Wedding Invitation Etiquette: Everything You Need to Know
When sending wedding invites, it is recommended to follow wedding invitation etiquette. Following the simple wedding invitation etiquette can help you steer in the right direction as you navigate through all the wedding planning. Wedding invite etiquettes are a set of guidelines that dictate the way a wedding invite should be sent, worded, formatted, and delivered. Incorporating the guidelines ensures all the information and details regarding the wedding are clear and organized, which eliminates any possibility of confusion and misunderstanding about the details of the event. It is also a great way to show how much time and thought has been put into planning the wedding, and how much the presence of your guests is appreciated.
1. Who to Invite
Deciding who to invite to your wedding can be a challenge. However, it is vital to consider your guest list carefully. A guest list is not as easy as just deciding who you want to invite. There will be people you will have to invite, others who are a big no, those you may want to skip, and then those who may or may not cut. The general rule of thumb is, if one aunt gets an invitation, then all the other uncles and aunts should be invited, and the same goes for the cousins. This works out easily with smaller families but can get tricky with big families. It is also a great idea to determine the number of guests your budget and venue allows, and then equally divide the number between you and your partner. When preparing the guest lists, it is always a great idea to consider the following:
- Have you met this person before?
- Were you invited to their wedding?
- When did you last see them?
- Are they a good influence?
- Do you spend holidays or birthdays with them?
People who invited you to their wedding should definitely make it to your guest list, provided you are on good terms with them. Also, if you have a friend who is invited and is dating, it is always nice to invite their partner too.
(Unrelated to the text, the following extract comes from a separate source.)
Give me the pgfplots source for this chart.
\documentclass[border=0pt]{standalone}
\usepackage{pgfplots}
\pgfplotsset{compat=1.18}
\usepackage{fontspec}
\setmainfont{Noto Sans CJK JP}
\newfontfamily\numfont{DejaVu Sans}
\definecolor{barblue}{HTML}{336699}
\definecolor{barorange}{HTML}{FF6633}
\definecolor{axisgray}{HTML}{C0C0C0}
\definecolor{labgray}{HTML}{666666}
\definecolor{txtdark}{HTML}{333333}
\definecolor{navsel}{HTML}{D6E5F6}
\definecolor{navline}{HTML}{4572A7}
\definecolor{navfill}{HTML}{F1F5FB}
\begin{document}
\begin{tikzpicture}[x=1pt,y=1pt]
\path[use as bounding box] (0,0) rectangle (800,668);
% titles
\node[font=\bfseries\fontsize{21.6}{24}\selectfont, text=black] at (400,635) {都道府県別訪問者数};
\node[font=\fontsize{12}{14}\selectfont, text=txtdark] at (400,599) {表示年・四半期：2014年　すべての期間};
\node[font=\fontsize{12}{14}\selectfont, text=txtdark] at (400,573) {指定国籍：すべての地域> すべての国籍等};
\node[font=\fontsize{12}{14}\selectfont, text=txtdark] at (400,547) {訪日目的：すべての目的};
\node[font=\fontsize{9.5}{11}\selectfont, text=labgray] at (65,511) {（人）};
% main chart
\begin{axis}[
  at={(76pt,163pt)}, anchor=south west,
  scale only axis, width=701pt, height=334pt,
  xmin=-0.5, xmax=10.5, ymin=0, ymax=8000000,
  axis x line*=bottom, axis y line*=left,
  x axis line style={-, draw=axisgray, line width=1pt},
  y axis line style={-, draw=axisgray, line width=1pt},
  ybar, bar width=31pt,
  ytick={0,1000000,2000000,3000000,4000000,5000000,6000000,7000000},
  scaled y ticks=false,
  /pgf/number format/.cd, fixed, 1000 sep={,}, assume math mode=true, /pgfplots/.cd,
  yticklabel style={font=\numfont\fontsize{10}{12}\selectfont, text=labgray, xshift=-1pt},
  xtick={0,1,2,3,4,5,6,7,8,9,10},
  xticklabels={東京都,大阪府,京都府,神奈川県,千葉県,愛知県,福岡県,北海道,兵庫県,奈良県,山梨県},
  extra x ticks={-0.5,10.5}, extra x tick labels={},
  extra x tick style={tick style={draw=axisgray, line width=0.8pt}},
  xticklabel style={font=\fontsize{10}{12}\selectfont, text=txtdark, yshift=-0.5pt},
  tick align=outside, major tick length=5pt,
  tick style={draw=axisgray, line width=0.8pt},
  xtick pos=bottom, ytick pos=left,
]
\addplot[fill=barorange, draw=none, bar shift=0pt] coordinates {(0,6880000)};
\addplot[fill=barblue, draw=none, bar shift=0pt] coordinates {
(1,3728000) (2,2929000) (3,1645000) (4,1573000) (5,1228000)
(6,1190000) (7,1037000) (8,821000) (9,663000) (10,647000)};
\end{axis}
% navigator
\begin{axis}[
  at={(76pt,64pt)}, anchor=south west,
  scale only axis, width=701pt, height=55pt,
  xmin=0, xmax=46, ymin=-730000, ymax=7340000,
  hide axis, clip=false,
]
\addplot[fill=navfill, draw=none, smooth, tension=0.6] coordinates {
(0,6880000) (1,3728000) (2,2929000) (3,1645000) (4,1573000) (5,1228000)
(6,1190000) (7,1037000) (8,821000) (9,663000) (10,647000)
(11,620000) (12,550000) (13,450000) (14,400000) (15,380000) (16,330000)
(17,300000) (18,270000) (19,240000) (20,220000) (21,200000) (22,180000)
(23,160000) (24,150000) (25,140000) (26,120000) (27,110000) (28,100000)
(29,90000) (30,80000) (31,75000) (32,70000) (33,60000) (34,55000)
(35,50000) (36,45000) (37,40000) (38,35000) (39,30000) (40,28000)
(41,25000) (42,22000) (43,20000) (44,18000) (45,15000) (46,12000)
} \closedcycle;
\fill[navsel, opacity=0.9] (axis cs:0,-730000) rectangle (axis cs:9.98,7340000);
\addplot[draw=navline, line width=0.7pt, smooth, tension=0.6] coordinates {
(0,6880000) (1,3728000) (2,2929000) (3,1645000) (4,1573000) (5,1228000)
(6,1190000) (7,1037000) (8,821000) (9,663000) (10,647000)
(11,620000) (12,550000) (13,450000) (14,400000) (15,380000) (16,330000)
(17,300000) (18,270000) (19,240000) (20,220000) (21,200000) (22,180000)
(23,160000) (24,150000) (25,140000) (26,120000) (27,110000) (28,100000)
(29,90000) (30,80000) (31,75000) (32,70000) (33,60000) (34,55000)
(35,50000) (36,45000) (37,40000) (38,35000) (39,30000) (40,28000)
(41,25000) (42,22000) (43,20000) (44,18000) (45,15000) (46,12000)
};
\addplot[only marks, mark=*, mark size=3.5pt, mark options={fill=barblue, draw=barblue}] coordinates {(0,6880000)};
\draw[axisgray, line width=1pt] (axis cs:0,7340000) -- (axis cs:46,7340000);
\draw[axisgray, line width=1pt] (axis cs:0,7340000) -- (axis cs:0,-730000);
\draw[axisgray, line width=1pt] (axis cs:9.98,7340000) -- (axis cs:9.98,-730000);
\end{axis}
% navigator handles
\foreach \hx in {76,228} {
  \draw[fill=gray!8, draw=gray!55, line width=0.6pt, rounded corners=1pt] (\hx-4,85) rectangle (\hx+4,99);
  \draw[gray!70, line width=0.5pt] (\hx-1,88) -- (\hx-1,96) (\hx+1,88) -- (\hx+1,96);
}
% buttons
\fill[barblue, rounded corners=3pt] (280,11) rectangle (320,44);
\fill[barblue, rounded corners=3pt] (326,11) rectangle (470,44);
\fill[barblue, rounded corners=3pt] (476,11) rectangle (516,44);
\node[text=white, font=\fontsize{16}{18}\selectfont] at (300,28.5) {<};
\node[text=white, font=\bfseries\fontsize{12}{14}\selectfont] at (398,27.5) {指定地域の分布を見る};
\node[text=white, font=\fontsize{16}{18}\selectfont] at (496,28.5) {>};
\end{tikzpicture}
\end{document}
Inviting children or not is a decision you need to make based on whether the theme, venue, vibe, etc. are child-friendly, and whether you want an adults-only celebration. When it comes to co-workers, it gets as tricky as it can get. Usually, it is advised to not invite co-workers keeping in mind professional and personal boundaries. However, it also depends upon the kind of equation you share with them. If you are very close to any of your co-workers, like they are your go-to friend then they totally deserve an invite.
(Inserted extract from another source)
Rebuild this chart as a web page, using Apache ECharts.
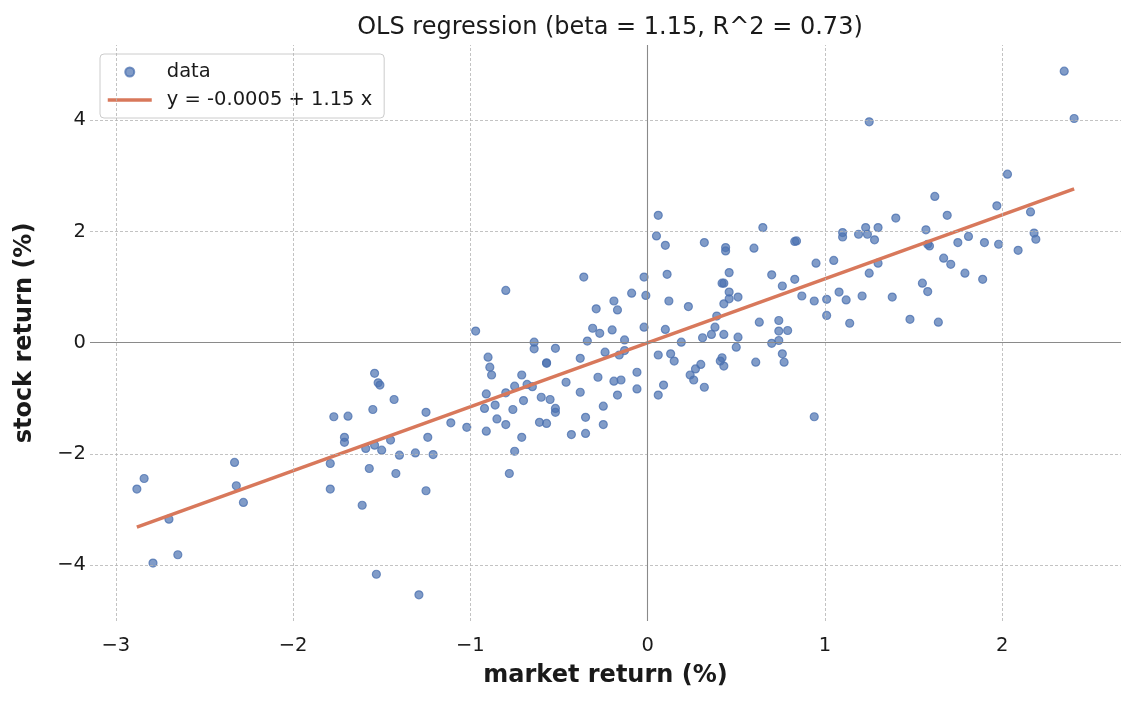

While who to invite is tricky, who not to invite is easier. First on the list is your ex. Out of respect to your partner do not invite your ex even if you share a good friendly relationship with them. Inviting a friend with who your partner is not on good terms with but you are is also a big no. End of the day, at your wedding you want to be surrounded by people with positive energy, who wish well for you and your partner, who you share a good relationship with, and who are equally happy as you in the celebration of your wedding.
2. Timing of Invitations
Source: Invitationery Asia
When to send the invite is a question that many couples don’t have clear guidance to. Traditionally, the wedding invites are sent out 6-8 weeks before the wedding. This allows the guests to have sufficient time to make arrangements for their travel if they are not in the same town as the wedding venue. Moreover, the earlier you send the invites the likelihood of your guests being able to attend your wedding also increases as they get ample time to plan. If you are having your wedding in peak season or having a destination wedding it’s a good idea to send out the invites even earlier. This will give your guests adequate time to make the necessary arrangements for travel, accommodation, time off from work, etc.
Pro tip: Once you have a date make sure to send out the save the date straight away. This way your guests can block the date to attend your special day. Waiting to finalize the venue and then sending the invites can take some time, and your guests may commit to something else on the same date. So send out the save the date as soon as you have a date!
3. Addressing the Invitations
Now that you have your wedding invites ready, it is time to send them out. But wait! before you send them out, make sure you have addressed them correctly. Firstly, make sure you dedicate enough time to address the invites. There are simple guidelines that should be followed when it comes to addressing the invite. If you are going to be having an inner and an outer envelope, then the outer envelope should be formal whilst the inner envelope can be informal. By formal, we mean titles such as ‘Mr.’, ‘Mrs.’, ‘Dr.’ etc, should be used with full names. When addressing married couples, the traditional way is to address both partners on the same line, such as ‘Mr. and Mrs. Smith’. If the couple uses different last names then they can be addressed separately with their names, for example; ‘Mr. John Smith and Mrs. Kate Warren’. If you are inviting the children also, then you can either mention it as ‘Mr. and Mrs. Smith and family’ or mention the children’s name by using the appropriate title such as ‘Miss Sara Smith’. Often when ‘and family’ or children’s names are not mentioned it is implied that the kids are not invited. However, that is not always the case, and the guests may mistakenly assume that the kids are also welcome. When sending an invite to a single person, the correct way to address a woman is using ‘Ms.’ and a man's ‘Mr.’. When allowing a plus one for your single guest you can address it as ‘Mr. John Smith and Guest’.
Addressing the invites correctly using the right etiquette is important to avoid any misunderstandings or confusion as to who is invited and who is not, to show respect to your guests, and make a good first impression of your wedding. You can also hire a calligrapher to do the writing on the envelopes or you can just simply print them. Either way, what is important is to address it correctly.
4. RSVP Etiquette
RSVP stands for "répondez s'il vous plaît," which is French for "please respond." It is a request to the guest to let the hosts know if they will be attending the event. An RSVP is usually included with the invite along with a deadline to respond. Responding to the RSVP on time is considered to be good etiquette and a way to show respect for the hosts’ time and effort. The responses give the hosts a headcount which helps them make the necessary arrangements such as food, seating, etc. accordingly. It is crucial to adhere to the deadline, as responding after the deadline has passed can disrupt the arrangements and is also disrespectful to the hosts. If you are unable to attend the wedding, make sure to reciprocate the same respect and love to the host with which they sent the invite by sending a heartfelt apology for being unable to attend the wedding perhaps with a gift.
5. What to Include in the Invitation
Source: Shot Life Studio
When creating wedding invites, several key elements should be included to ensure the guests have all the information needed to attend your big day. Your wedding invite may be gorgeous but that will be overlooked if it is riddled with wrong information. Ensuring the right information is provided is crucial as it can make or break your wedding celebrations. Also, providing the guests with all the information helps the guests to plan better, and avoid any confusions and misunderstandings that can arise as a result of a lack of information or misinformation.
The following information is mandatory on the wedding invite:
- Names of the groom and bride
- Dress code (if any)
- RSVP instructions
- Any additional information you may want to provide
Wedding invite etiquette is a set of simple guidelines that can be easily followed. Incorporating them into your wedding can ensure a smooth, hassle-free, and a memorable experience for you and your guests.